It’s time where parents should help children to manage their anxiety by providing space for them to talk about their feelings
Not all children are grateful. Suddenly it’s the task of parents to make sure their children do what school requires of them. For some, this works fine and they can continue to work knowing their children are still getting an education. For others, it means that parents and children are stuck in conflict. On a global scale, this is unprecedented. Never have so many children been educated at home. Whilst this isn’t the same situation as home education because schools still hold the responsibility rather than parents. It still may be helpful to see what we can learn from those who have trodden this path before. How can we ensure that children continue to learn and thrive even whilst school’s out?
Expand your perspective on learning: Schools are one type of learning environment which prioritizes academic learning. Home is different and here social and cultural learning can be prioritized. Social learning can be richer and more meaningful than school learning and now could be the time to try that out. Do things together and enable children to do things they enjoy. Read books, make models, play games and make meals. It’s all learning.
What works at school may not work at home: At school the whole system is set up to ensure children comply. There are relatively few distractions and children have very little power. At home, children are surrounded with their own distractions and they have more power. They can say no more easily and they do. This means that efforts to reproduce school at home are frequently full of conflict. It may be more efficient in the long term to focus on finding things the child is interested in and learn about that rather than fighting about worksheets.
Learning is more efficient when the learner is interested: This becomes very clear out of school. As developmental psychologist Alan Thomas says, parents quickly learn that there’s no point in continuing when a child’s eyes glaze over. Trying to persuade a bored child to learn is like trying to fill a sieve with water. Even when it appears that they are learning, nothing sticks. Look for their interest and follow that.

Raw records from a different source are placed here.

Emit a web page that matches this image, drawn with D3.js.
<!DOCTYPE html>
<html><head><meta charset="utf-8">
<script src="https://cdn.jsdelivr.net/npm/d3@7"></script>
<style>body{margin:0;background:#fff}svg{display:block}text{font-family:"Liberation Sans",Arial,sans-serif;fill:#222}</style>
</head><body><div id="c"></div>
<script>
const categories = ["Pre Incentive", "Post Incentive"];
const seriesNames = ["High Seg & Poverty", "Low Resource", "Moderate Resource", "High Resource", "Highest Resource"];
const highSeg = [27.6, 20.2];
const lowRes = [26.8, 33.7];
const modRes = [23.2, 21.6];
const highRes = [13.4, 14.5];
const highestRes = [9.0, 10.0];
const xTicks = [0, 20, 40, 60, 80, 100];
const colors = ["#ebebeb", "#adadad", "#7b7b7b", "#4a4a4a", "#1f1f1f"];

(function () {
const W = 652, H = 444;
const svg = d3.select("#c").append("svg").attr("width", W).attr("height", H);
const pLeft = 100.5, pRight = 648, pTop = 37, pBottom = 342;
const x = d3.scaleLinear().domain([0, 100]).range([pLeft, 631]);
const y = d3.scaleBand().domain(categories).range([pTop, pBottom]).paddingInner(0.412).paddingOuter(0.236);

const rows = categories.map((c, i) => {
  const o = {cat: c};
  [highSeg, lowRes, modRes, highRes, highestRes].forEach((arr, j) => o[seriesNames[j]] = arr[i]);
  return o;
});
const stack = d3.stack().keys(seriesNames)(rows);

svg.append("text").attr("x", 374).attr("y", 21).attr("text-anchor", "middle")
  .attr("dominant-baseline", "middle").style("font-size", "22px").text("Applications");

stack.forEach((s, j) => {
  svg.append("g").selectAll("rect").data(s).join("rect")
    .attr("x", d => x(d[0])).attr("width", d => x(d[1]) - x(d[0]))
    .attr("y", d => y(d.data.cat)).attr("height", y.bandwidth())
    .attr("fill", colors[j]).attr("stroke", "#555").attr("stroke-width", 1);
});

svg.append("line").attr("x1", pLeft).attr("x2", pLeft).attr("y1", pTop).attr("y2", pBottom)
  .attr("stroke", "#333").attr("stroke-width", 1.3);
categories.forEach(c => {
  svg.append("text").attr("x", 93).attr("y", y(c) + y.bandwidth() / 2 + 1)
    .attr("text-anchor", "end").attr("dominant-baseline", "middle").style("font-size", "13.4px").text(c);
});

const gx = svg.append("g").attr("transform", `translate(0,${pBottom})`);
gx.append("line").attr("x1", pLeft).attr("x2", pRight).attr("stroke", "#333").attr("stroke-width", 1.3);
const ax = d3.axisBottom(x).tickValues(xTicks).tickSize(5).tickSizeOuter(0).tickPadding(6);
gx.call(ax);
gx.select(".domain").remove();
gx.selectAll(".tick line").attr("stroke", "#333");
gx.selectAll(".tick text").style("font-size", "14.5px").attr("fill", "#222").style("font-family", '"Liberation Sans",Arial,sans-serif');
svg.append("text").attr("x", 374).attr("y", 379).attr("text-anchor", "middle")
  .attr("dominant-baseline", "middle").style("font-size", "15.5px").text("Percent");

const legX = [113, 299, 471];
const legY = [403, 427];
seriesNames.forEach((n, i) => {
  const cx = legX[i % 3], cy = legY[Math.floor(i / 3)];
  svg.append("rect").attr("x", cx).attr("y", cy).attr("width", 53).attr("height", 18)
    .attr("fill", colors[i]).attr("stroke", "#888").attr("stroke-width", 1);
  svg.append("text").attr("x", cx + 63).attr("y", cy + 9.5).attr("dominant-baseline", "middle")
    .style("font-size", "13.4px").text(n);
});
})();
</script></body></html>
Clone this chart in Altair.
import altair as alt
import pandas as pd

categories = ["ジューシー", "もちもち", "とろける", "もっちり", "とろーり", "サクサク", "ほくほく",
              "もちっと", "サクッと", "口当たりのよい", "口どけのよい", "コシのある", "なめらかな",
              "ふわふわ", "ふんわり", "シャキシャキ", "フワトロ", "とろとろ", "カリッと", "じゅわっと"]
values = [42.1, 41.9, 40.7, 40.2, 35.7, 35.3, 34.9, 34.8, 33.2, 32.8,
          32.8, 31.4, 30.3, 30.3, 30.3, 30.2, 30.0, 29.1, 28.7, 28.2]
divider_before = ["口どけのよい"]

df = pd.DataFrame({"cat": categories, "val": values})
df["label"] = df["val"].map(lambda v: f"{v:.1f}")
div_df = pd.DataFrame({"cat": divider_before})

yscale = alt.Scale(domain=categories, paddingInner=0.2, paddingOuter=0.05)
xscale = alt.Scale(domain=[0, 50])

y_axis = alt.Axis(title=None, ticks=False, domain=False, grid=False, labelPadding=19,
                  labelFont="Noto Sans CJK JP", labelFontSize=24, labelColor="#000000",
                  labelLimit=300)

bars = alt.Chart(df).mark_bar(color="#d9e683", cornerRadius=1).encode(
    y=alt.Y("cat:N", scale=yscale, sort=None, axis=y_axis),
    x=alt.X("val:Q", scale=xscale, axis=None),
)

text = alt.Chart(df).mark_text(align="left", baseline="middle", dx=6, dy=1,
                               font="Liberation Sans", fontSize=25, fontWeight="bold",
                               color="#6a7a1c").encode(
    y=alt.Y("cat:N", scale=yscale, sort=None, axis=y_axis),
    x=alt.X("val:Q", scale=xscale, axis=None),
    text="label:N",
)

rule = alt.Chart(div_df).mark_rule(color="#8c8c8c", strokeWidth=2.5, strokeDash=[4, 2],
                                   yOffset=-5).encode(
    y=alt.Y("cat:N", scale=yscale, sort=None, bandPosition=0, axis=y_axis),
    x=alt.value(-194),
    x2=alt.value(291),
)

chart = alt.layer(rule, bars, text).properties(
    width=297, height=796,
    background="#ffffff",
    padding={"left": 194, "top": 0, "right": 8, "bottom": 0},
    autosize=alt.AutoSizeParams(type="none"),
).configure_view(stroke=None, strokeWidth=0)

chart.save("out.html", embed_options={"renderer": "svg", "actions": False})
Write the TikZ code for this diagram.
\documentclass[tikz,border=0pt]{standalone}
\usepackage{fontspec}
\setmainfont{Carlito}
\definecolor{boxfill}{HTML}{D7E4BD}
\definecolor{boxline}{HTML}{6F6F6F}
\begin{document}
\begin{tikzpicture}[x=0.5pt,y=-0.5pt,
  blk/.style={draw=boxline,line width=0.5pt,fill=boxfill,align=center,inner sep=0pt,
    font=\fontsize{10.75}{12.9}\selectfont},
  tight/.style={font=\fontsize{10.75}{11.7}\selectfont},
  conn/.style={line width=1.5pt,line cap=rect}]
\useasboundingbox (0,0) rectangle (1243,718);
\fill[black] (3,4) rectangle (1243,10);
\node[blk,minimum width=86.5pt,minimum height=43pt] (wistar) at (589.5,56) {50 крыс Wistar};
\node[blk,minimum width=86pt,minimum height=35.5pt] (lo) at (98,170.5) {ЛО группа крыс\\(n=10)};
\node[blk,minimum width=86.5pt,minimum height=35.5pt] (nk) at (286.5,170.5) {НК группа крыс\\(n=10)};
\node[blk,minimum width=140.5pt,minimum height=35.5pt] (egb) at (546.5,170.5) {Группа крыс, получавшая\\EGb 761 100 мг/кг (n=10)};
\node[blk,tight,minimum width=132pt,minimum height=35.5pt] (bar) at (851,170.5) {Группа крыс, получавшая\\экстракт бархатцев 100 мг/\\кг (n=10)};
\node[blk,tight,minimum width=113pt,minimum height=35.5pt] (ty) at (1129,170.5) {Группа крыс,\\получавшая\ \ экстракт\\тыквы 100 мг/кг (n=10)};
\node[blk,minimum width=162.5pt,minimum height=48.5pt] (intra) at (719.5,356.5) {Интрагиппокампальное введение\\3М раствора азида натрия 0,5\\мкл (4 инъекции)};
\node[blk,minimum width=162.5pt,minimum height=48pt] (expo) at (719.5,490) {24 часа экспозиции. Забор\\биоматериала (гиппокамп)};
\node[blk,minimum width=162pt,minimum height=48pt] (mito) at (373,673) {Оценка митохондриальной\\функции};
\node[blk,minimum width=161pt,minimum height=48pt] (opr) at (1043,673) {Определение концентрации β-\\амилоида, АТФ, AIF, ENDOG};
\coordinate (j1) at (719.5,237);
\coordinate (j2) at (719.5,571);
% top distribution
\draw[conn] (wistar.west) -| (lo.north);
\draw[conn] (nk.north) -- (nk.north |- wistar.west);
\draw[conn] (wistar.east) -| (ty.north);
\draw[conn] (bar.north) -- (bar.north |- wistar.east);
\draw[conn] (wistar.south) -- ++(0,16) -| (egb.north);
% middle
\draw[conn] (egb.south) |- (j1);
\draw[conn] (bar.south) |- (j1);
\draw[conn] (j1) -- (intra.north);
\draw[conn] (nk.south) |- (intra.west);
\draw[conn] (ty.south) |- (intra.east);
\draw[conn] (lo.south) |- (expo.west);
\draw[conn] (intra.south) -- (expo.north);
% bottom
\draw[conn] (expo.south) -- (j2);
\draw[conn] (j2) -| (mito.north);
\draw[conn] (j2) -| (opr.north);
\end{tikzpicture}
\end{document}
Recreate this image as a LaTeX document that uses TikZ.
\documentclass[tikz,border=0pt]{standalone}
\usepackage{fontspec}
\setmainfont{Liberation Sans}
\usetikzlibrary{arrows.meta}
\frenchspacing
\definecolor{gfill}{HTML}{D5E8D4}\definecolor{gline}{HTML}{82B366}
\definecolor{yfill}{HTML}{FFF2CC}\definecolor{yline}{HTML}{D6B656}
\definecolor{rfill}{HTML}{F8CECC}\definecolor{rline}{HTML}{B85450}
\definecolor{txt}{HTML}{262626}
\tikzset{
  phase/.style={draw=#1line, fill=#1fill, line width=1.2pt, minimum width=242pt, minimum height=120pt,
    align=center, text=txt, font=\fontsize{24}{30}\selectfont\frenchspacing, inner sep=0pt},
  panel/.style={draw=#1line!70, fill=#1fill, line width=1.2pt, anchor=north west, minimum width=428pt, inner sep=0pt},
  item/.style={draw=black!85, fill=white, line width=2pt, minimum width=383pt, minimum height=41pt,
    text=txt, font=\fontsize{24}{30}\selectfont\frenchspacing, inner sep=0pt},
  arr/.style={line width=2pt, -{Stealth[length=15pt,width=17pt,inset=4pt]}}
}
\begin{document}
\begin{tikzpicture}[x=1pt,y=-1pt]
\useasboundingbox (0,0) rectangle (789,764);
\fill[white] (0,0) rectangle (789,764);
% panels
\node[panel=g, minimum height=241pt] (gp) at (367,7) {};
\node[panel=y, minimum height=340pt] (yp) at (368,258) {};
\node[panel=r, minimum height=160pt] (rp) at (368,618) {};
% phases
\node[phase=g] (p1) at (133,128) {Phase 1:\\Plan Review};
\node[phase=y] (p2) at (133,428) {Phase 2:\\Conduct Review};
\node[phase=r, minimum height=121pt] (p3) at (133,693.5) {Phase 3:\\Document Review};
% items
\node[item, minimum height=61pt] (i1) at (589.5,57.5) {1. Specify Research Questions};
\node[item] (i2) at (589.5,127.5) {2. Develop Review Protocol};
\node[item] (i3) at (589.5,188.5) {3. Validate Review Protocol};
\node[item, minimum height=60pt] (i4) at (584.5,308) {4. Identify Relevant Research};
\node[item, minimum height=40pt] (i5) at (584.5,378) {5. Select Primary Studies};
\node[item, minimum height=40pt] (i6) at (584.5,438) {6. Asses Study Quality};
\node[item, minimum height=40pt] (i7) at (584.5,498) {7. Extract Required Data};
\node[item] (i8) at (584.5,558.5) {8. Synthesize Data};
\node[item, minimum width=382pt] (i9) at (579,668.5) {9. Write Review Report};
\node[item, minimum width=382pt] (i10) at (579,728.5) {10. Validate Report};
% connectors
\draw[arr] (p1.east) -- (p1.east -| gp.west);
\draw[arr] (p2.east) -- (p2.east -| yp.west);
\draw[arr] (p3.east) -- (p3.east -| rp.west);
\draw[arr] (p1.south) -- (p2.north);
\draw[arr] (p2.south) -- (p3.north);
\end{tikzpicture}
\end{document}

When a child is intrinsically motivated, everything flows better: One way to do this is by giving children meaningful choices about what they do and pointing it out to them when they do things well. Right, now, children have very few choices about their lives so think about what control you can give them in increase their sense of autonomy.
Resistance can be a sign of anxiety: So many children are saying no right now whilst their parents tear their hair out. We’re in the middle of the most anxiety-provoking time globally our children (and us!) have ever experienced. Many children are hyper-aroused and they show this with anger and resistance. If parents react with anger then the child becomes even more anxious and more resistant. It’s a time where parents help children to manage their anxiety by providing space for them to talk about their feelings. Talk about how anxiety is a normal human reaction in this situation and many millions of people are worrying and having trouble sleeping right now. The best thing we know for anxiety is exercise and many children are doing less exercise now that they are stuck in. There are exercise apps for smartphone’s and exercise games on consoles.
Prioritise connections: Peter Gray, a psychologist who researches about how children learn outside school, thinks that children can educate themselves through play, curiosity and sociability. Sociability is the multiplier. Sugata Mitra, who conducted the ‘Hole in the Wall’ experiments in India, says something similar. When children communicate with each other, the learning is quicker as they share their discoveries. Children learn from adults, older and younger children and each other. Setting up video calls for younger children with their friends often works better if you find an activity they can do together. Drawing, craft or playing on a tablet together are all ways of connecting remotely. If they can’t manage other children online, find adults who can spend some time playing remotely. Board games sites allow you to play games together, or Monopoly, Cluedo and Exploding Kittens can all be played with far away friends or family on a tablet.
Joining with children results in more learning and less conflict: At school children are obliged to focus on activities chosen for them by adults. At home, it often works better to join them in what they are doing rather than to try and pull them away. If your children are choosing to do things which you feel is a waste of their time, try joining them and finding out what the attraction is. Use what you learn about their interests to talk together. At home, conversations are an important source of learning for children.
Our children will remember this time forever. Perhaps the most important thing they are learning is how we deal with a crisis and what our priorities are. Protecting their wellbeing and our relationship with them will mean that they can learn more efficiently both now and in the future. This doesn’t have to involve lots of extra time – after all, many parents are juggling full time work with children at home. If parents choose not take on the responsibility for ensuring that that children comply with school requirements but instead leave that with the school, then they can focus their energy on making the time that they do have together fun. We can use this experience to embrace a wider perspective on learning and helping children feel in control by giving them more choices. There are many ways to learn, and school is just one of them.